O fascínio juvenil de Junior Durski ecoa um raciocínio de Massimo Ferrari, um dos mais renomados inventores da cena gastronômica de São Paulo: “O hambúrguer é a comida rápida que melhor se requintou no mundo. Os consumidores têm responsabilidade por isso, sobretudo os jovens. Eles aprimoraram o paladar, e o hambúrguer precisou acompanhá-los”. Não por acaso, portanto, a carne bovina do cheeseburger do Madero é 100% fraldinha. Nos restaurantes, há outras opções. O cliente também pode pedir o cheeseburger de cordeiro e o vegetariano (quinoa, aveia e cenoura). Mas o bovino é campeão. A fraldinha — um corte localizado perto da costela do animal, com fibras grossas e longas —, macia e suculenta, apresenta as vantagens de não ter nervos nem gordura. Seu processamento, desse modo, fica mais fácil. Ao ser moída, a carne recebe apenas 15% de gordura. Os concorrentes usam 30%. “Isso faz com que o cheeseburger do Madero seja mais digerível e saudável”, garante Junior Durski. O pão é crocante. É assado 70% em Ponta Grossa, vai para o freezer e viaja congelado para os restaurantes. Antes da montagem do cheeseburger, ele ingressa novamente no forno. Assim que termina de assar, vai para o cliente.

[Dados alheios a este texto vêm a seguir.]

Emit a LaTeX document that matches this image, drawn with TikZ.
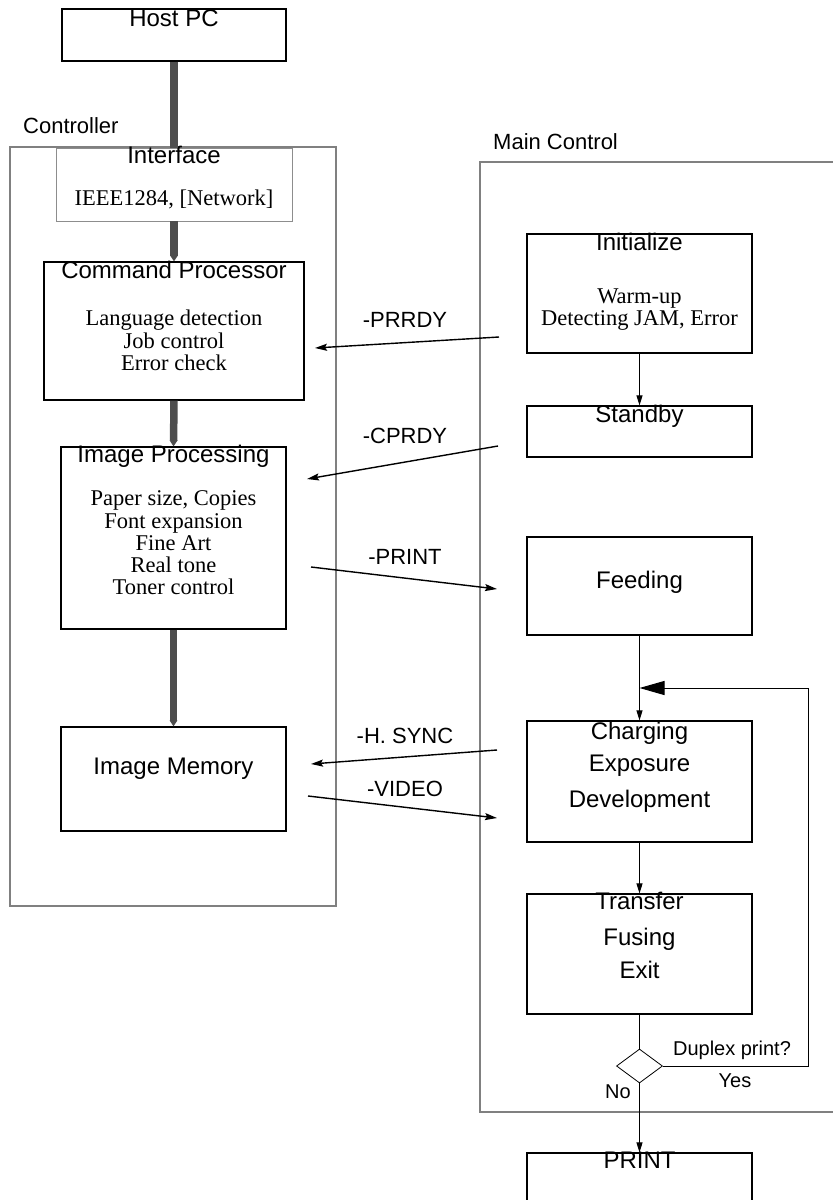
\documentclass[tikz,border=0pt]{standalone}
\usepackage{fontspec}
\setmainfont{Liberation Serif}
\newfontfamily\arialf{Liberation Sans}
\usetikzlibrary{arrows.meta,shapes.geometric}

\definecolor{grpgray}{HTML}{808080}
\definecolor{busgray}{HTML}{4D4D4D}

\begin{document}
\begin{tikzpicture}[x=1pt,y=-1pt,
  grp/.style={draw=grpgray, line width=2.2pt, inner sep=0pt},
  box/.style={draw=black, line width=1.2pt, inner sep=0pt},
  ifbox/.style={draw=grpgray!90, line width=0.9pt, inner sep=0pt},
  decision/.style={diamond, draw=black, line width=0.8pt, inner sep=0pt,
    minimum width=46pt, minimum height=34pt},
  bus/.style={draw=busgray, line width=7.5pt},
  bustip/.style={bus, -{Triangle[length=6pt,width=7.5pt]}},
  flow/.style={draw=black, line width=1pt, -{Triangle[length=10pt,width=6pt]}},
  plainln/.style={draw=black, line width=1pt},
  sig/.style={draw=black, line width=1.4pt, -{Stealth[length=12pt,width=7pt,inset=2pt]}},
  ttl/.style={inner sep=0pt, anchor=base, font=\arialf\fontsize{24}{24}\selectfont},
  sub/.style={inner sep=0pt, anchor=base, font=\fontsize{22.5}{22}\selectfont},
  sigtxt/.style={inner sep=0pt, anchor=base, font=\arialf\fontsize{22}{22}\selectfont},
  grptxt/.style={inner sep=0pt, anchor=base west, font=\arialf\fontsize{22}{22}\selectfont},
  small/.style={inner sep=0pt, anchor=base, font=\arialf\fontsize{20}{20}\selectfont}
]
\useasboundingbox (0,0) rectangle (833,1200);
\clip (0,0) rectangle (833,1200);

% ---- group frames ----
\node[grp, minimum width=326pt, minimum height=759pt] (ctrlgrp) at (173,526.5) {};
\node[grp, minimum width=365pt, minimum height=950pt] (maingrp) at (662.5,637) {};
\node[grptxt] (ctrllbl) at (23,133) {Controller};
\node[grptxt] (mainlbl) at (493,149) {Main Control};

% ---- controller side ----
\node[box, minimum width=224pt, minimum height=52pt] (host) at (174,35) {};
\node[ttl] (hostT) at (174,26) {Host PC};

\node[ifbox, fill=white, minimum width=236pt, minimum height=73pt] (iface) at (174,184.5) {};
\node[ttl] (ifaceT) at (174,163) {Interface};
\node[sub] (ifaceS) at (174,205) {IEEE1284, [Network]};

\node[box, minimum width=260pt, minimum height=138pt] (cmd) at (174,331) {};
\node[ttl] (cmdT) at (174,278) {Command Processor};
\node[sub] (cmdA) at (174,325) {Language detection};
\node[sub] (cmdB) at (174,348) {Job control};
\node[sub] (cmdC) at (174,370) {Error check};

\node[box, minimum width=225pt, minimum height=182pt] (imgp) at (173.5,538) {};
\node[ttl] (imgpT) at (173.5,462) {Image Processing};
\node[sub] (imgpA) at (173.5,505) {Paper size, Copies};
\node[sub] (imgpB) at (173.5,528) {Font expansion};
\node[sub] (imgpC) at (173.5,550) {Fine Art};
\node[sub] (imgpD) at (173.5,572) {Real tone};
\node[sub] (imgpE) at (173.5,594) {Toner control};

\node[box, minimum width=225pt, minimum height=104pt] (imgm) at (173.5,779) {};
\node[ttl] (imgmT) at (173.5,774) {Image Memory};

% data path
\draw[bus] (host.south) -- (iface.north);
\draw[bustip] (iface.south) -- (cmd.north);
\draw[bustip] (cmd.south) -- (imgp.north);
\draw[bustip] (imgp.south) -- (imgm.north);

% ---- engine side ----
\node[box, minimum width=225pt, minimum height=119pt] (init) at (639.5,293.5) {};
\node[ttl] (initT) at (639.5,250) {Initialize};
\node[sub] (initA) at (639.5,303) {Warm-up};
\node[sub] (initB) at (639.5,325) {Detecting JAM, Error};

\node[box, minimum width=225pt, minimum height=51pt] (stby) at (639.5,431.5) {};
\node[ttl] (stbyT) at (639.5,422) {Standby};

\node[box, minimum width=225pt, minimum height=98pt] (feed) at (639.5,586) {};
\node[ttl] (feedT) at (639.5,588) {Feeding};

\node[box, minimum width=225pt, minimum height=121pt] (chg) at (639.5,781.5) {};
\node[ttl] (chgA) at (639.5,739) {Charging};
\node[ttl] (chgB) at (639.5,771) {Exposure};
\node[ttl] (chgC) at (639.5,807) {Development};

\node[box, minimum width=225pt, minimum height=120pt] (xfer) at (639.5,954) {};
\node[ttl] (xferA) at (639.5,909) {Transfer};
\node[ttl] (xferB) at (639.5,945) {Fusing};
\node[ttl] (xferC) at (639.5,978) {Exit};

\node[decision] (dia) at (639.5,1066) {};
\node[small] (diaQ) at (732,1055) {Duplex print?};
\node[small] (diaY) at (735,1087) {Yes};
\node[small] (diaN) at (618,1098) {No};

\node[box, minimum width=225pt, minimum height=64pt] (print) at (639.5,1185) {};
\node[ttl] (printT) at (639.5,1168) {PRINT};

\draw[flow] (init.south) -- (stby.north);
\draw[flow] (feed.south) -- (chg.north);
\draw[flow] (chg.south) -- (xfer.north);
\draw[plainln] (xfer.south) -- (dia.north);
\draw[flow] (dia.south) -- (print.north);

% duplex loop back to the imaging stage
\coordinate (loopc) at (808,688);
\draw[plainln, -{Triangle[length=25pt,width=14pt]}]
  (dia.east) -| (loopc) -- (loopc -| feed.south);

% ---- handshake signals ----
\coordinate (prS) at (499,337);  \coordinate (prE) at (315,348);
\coordinate (cpS) at (498,446);  \coordinate (cpE) at (307,479);
\coordinate (ptS) at (311,567);  \coordinate (ptE) at (497,589);
\coordinate (hsS) at (497,750);  \coordinate (hsE) at (311,764);
\coordinate (vdS) at (308,796);  \coordinate (vdE) at (497,818);

\draw[sig] (prS) -- (prE);
\draw[sig] (cpS) -- (cpE);
\draw[sig] (ptS) -- (ptE);
\draw[sig] (hsS) -- (hsE);
\draw[sig] (vdS) -- (vdE);

\node[sigtxt] (prT) at (405,327) {-PRRDY};
\node[sigtxt] (cpT) at (405,443) {-CPRDY};
\node[sigtxt] (ptT) at (405,564) {-PRINT};
\node[sigtxt] (hsT) at (405,743) {-H. SYNC};
\node[sigtxt] (vdT) at (405,796) {-VIDEO};

\end{tikzpicture}
\end{document}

Não se imagine, contudo, que a batalha do sanduíche de carne pelo paladar tenha terminado, apesar de todo o cuidado que o cerca. O hambúrguer gourmet nunca será considerado alta gastronomia. “Esse patamar fica para casas do nível do L’ambroisie e L’Arpège, de Paris, e do Fasano, de São Paulo”, brinca Junior Durski. Entretanto, o slogan que manda afixar na fachada de seus estabelecimentos é ambicioso : The best burger in the world (O melhor hambúrguer do mundo). Pode até não ser verdade, mas serve de tirada para a vastidão de ofertas que consolidaram a nova era da alimentação nas grandes cidades.